Markets Digest the Political Shift

The Korean won strengthened modestly against the dollar in after-hours trading following the exit poll releases, reflecting investor calculations that a stable ruling-party majority would preserve current fiscal and monetary trajectories. The KOSPI index futures ticked upward, suggesting equity markets interpreted the likely outcome as politically advantageous for business interests. Seoul-based traders noted that uncertainty premiums embedded in Korean assets had begun to unwind even before official results were confirmed.

Bond Yields and Currency Implications

South Korean government bond yields moved lower as the election picture clarified, with the 10-year Treasury yield declining 3 basis points in overnight trading. Fixed-income strategists said a ruling-party sweep reduces the probability of opposition-driven spending initiatives that might widen fiscal deficits. The won's trajectory against the Japanese yen also attracted attention, given the closely linked dynamics of both nations' export sectors.

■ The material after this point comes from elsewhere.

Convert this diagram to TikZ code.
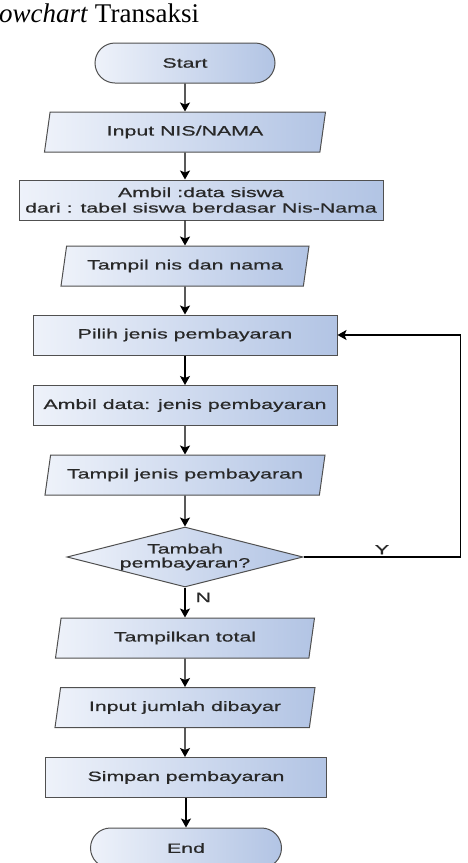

Currency analysts at two Seoul-based banks told reporters the won's resilience reflected broader confidence in the Bank of Korea's policy independence, which market participants generally expect to continue regardless of local election outcomes. However, they cautioned that geopolitical headwinds—particularly tensions on the Korean Peninsula—could quickly offset any political tailwinds for the currency.

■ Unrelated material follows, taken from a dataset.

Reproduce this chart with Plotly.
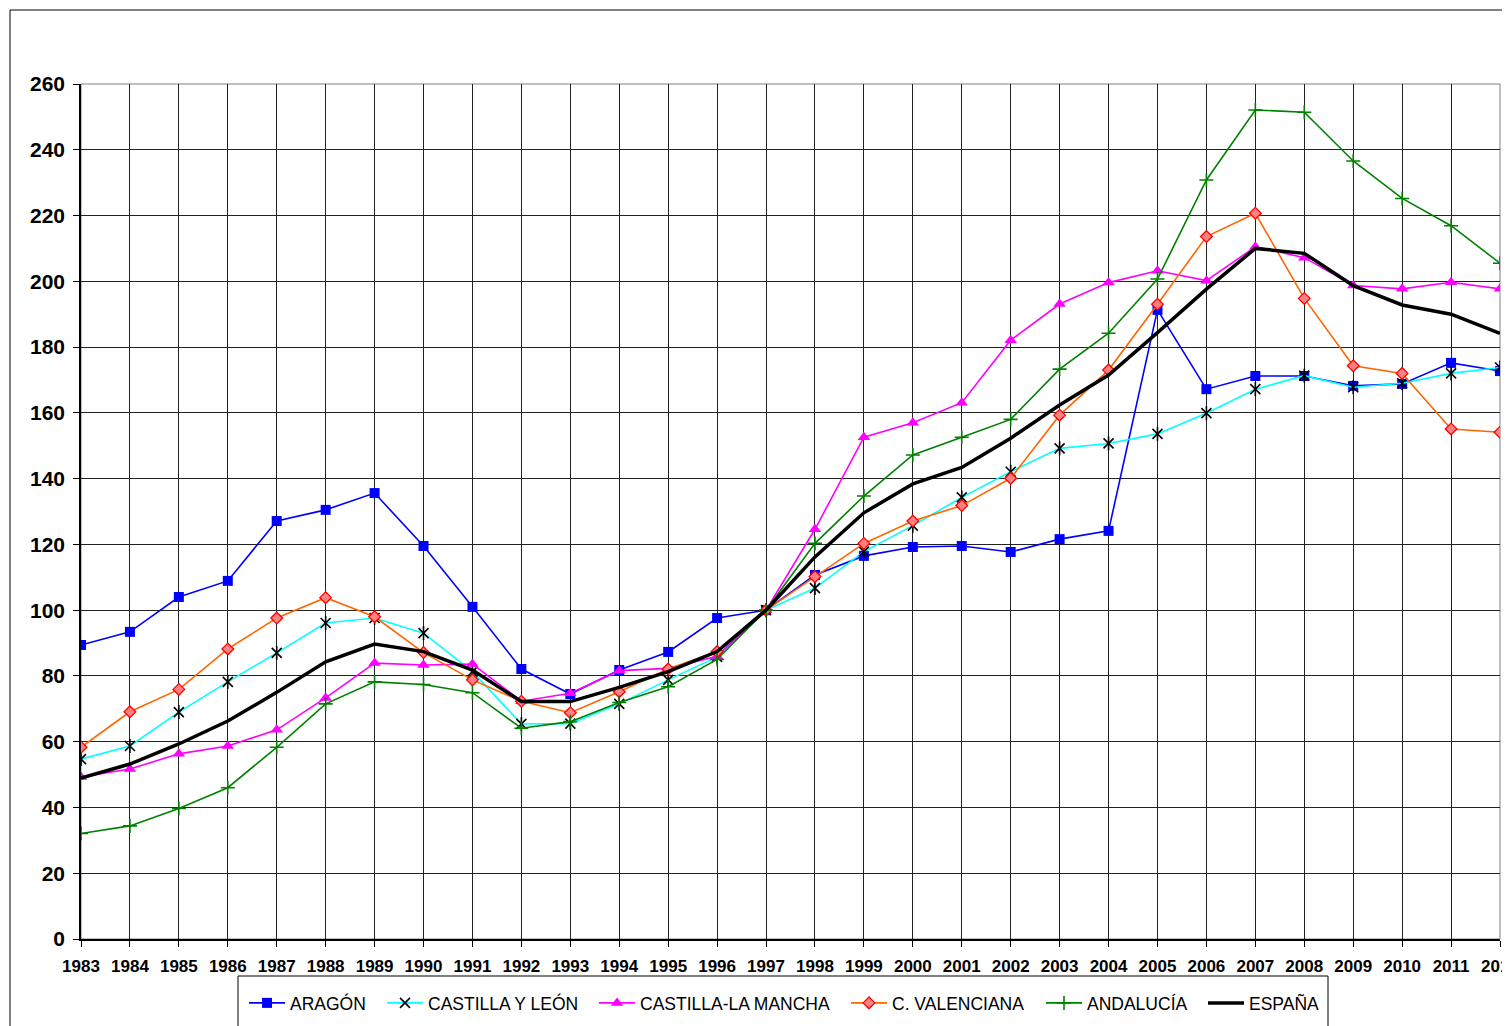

Business Community Weighs In

South Korea's chaebol conglomerates, which dominate exports in semiconductors, automotive, and shipbuilding, had largely remained neutral publicly during the campaign. Behind closed doors, corporate strategists have been mapping scenarios for how expanded ruling-party control might affect regulatory agendas. Industry groups including the Korea International Trade Association issued brief statements welcoming political stability but stopped short of detailed policy prescriptions.

Small and medium enterprises, which employ roughly 70 percent of South Korea's private-sector workforce, present a more complicated picture. The ruling party campaigned on promises to expand subsidy programmes for smaller businesses struggling with rising labour costs and weak domestic consumption. Whether those pledges translate into concrete budget allocations will depend partly on the National Assembly's composition following the next general election cycle.

Semiconductor Sector Eyes Policy Continuity

South Korea's chip industry, the cornerstone of export revenues, stands to benefit from policy continuity on research subsidies and infrastructure support. The government has committed billions of dollars to semiconductor cluster development in the Gyeonggi Province corridor connecting Seoul to Suwon and Pangyo. Industry executives have privately signalled that regulatory predictability matters more than partisan allegiance when it comes to long-term capital expenditure decisions.

Samsung Electronics and SK Hynix, the country's two largest memory-chip makers, declined to comment on the election results. Their combined market capitalisation represents roughly 20 percent of the KOSPI, meaning any policy disruption affecting the sector would carry significant index-level implications. Analysts at a Seoul brokerage firm noted that the ruling party's infrastructure investment pledges align with corporate roadmaps already in motion.

What Comes Next for Investors

Official results from the National Election Commission are expected by Thursday afternoon, local time. Markets will scrutinise the precise margins in competitive districts, as unusually large swings could signal shifting voter coalitions ahead of parliamentary elections scheduled for 2028. Economic data releases next week—including trade balance figures and inflation readings—will provide an immediate test of whether the political boost translates into improved investor sentiment.

Traders should monitor won liquidity conditions and KOSPI volume patterns when markets open Thursday. A sustained rally could attract foreign inflows that have lagged regional peers in recent months. Conversely, any sign that the result hardens political divisions rather than consolidating authority might dampen the initial positive reaction.